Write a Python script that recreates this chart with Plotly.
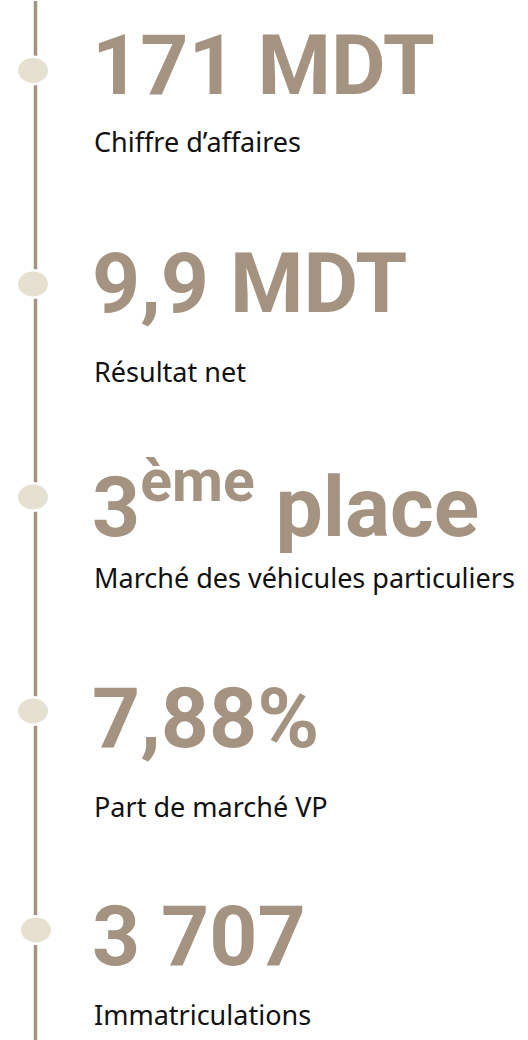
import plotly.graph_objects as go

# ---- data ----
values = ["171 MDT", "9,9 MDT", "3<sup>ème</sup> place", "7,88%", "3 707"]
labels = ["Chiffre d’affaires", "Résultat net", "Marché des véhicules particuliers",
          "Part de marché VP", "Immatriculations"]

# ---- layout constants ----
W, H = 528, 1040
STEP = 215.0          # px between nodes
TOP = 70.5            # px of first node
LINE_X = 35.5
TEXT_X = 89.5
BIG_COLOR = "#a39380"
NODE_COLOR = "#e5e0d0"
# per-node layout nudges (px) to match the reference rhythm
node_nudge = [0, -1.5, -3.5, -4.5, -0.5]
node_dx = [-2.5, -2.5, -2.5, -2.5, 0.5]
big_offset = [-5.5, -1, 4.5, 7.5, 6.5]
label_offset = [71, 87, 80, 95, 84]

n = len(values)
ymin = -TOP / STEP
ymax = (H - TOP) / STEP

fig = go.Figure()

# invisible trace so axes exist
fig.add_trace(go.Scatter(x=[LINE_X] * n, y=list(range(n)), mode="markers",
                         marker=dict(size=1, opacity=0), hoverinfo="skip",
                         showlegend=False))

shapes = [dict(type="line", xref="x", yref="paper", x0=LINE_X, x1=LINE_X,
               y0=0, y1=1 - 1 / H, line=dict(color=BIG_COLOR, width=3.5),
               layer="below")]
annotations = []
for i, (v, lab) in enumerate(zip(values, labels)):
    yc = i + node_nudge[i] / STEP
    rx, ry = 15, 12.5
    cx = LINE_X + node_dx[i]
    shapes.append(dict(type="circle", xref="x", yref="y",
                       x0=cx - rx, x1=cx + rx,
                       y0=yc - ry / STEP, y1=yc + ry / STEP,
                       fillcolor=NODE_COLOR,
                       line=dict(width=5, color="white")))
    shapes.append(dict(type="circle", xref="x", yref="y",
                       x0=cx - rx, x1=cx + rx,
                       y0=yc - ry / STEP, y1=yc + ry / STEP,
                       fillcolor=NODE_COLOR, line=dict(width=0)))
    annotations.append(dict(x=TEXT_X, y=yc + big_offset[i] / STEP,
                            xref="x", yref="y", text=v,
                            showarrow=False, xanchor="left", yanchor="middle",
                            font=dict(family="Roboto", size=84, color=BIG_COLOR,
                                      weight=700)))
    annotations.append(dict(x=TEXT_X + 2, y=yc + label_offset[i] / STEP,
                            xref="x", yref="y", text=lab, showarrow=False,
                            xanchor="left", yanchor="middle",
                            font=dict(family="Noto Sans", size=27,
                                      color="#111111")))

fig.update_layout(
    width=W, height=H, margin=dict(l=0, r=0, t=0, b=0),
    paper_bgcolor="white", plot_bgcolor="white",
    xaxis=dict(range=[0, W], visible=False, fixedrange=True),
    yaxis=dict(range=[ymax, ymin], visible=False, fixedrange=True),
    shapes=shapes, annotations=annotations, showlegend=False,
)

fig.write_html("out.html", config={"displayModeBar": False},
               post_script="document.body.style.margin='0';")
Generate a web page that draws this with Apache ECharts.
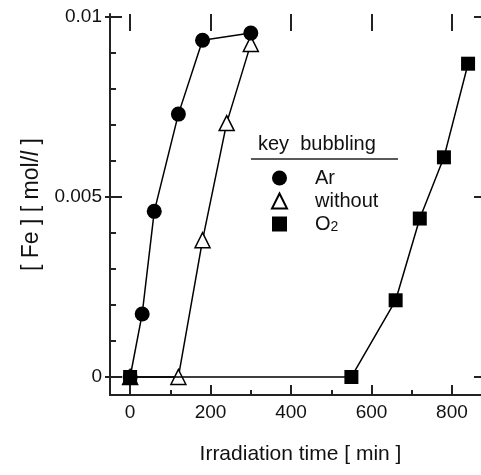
===
What is being asked
Extract the full listing above verbatim; pictures are to be left out of the copy.

Exercise response
Write a Python script that recreates this chart with Plotly.
import plotly.graph_objects as go

# ---- data ----
values = ["171 MDT", "9,9 MDT", "3<sup>ème</sup> place", "7,88%", "3 707"]
labels = ["Chiffre d’affaires", "Résultat net", "Marché des véhicules particuliers",
          "Part de marché VP", "Immatriculations"]

# ---- layout constants ----
W, H = 528, 1040
STEP = 215.0          # px between nodes
TOP = 70.5            # px of first node
LINE_X = 35.5
TEXT_X = 89.5
BIG_COLOR = "#a39380"
NODE_COLOR = "#e5e0d0"
# per-node layout nudges (px) to match the reference rhythm
node_nudge = [0, -1.5, -3.5, -4.5, -0.5]
node_dx = [-2.5, -2.5, -2.5, -2.5, 0.5]
big_offset = [-5.5, -1, 4.5, 7.5, 6.5]
label_offset = [71, 87, 80, 95, 84]

n = len(values)
ymin = -TOP / STEP
ymax = (H - TOP) / STEP

fig = go.Figure()

# invisible trace so axes exist
fig.add_trace(go.Scatter(x=[LINE_X] * n, y=list(range(n)), mode="markers",
                         marker=dict(size=1, opacity=0), hoverinfo="skip",
                         showlegend=False))

shapes = [dict(type="line", xref="x", yref="paper", x0=LINE_X, x1=LINE_X,
               y0=0, y1=1 - 1 / H, line=dict(color=BIG_COLOR, width=3.5),
               layer="below")]
annotations = []
for i, (v, lab) in enumerate(zip(values, labels)):
    yc = i + node_nudge[i] / STEP
    rx, ry = 15, 12.5
    cx = LINE_X + node_dx[i]
    shapes.append(dict(type="circle", xref="x", yref="y",
                       x0=cx - rx, x1=cx + rx,
                       y0=yc - ry / STEP, y1=yc + ry / STEP,
                       fillcolor=NODE_COLOR,
                       line=dict(width=5, color="white")))
    shapes.append(dict(type="circle", xref="x", yref="y",
                       x0=cx - rx, x1=cx + rx,
                       y0=yc - ry / STEP, y1=yc + ry / STEP,
                       fillcolor=NODE_COLOR, line=dict(width=0)))
    annotations.append(dict(x=TEXT_X, y=yc + big_offset[i] / STEP,
                            xref="x", yref="y", text=v,
                            showarrow=False, xanchor="left", yanchor="middle",
                            font=dict(family="Roboto", size=84, color=BIG_COLOR,
                                      weight=700)))
    annotations.append(dict(x=TEXT_X + 2, y=yc + label_offset[i] / STEP,
                            xref="x", yref="y", text=lab, showarrow=False,
                            xanchor="left", yanchor="middle",
                            font=dict(family="Noto Sans", size=27,
                                      color="#111111")))

fig.update_layout(
    width=W, height=H, margin=dict(l=0, r=0, t=0, b=0),
    paper_bgcolor="white", plot_bgcolor="white",
    xaxis=dict(range=[0, W], visible=False, fixedrange=True),
    yaxis=dict(range=[ymax, ymin], visible=False, fixedrange=True),
    shapes=shapes, annotations=annotations, showlegend=False,
)

fig.write_html("out.html", config={"displayModeBar": False},
               post_script="document.body.style.margin='0';")
Generate a web page that draws this with Apache ECharts.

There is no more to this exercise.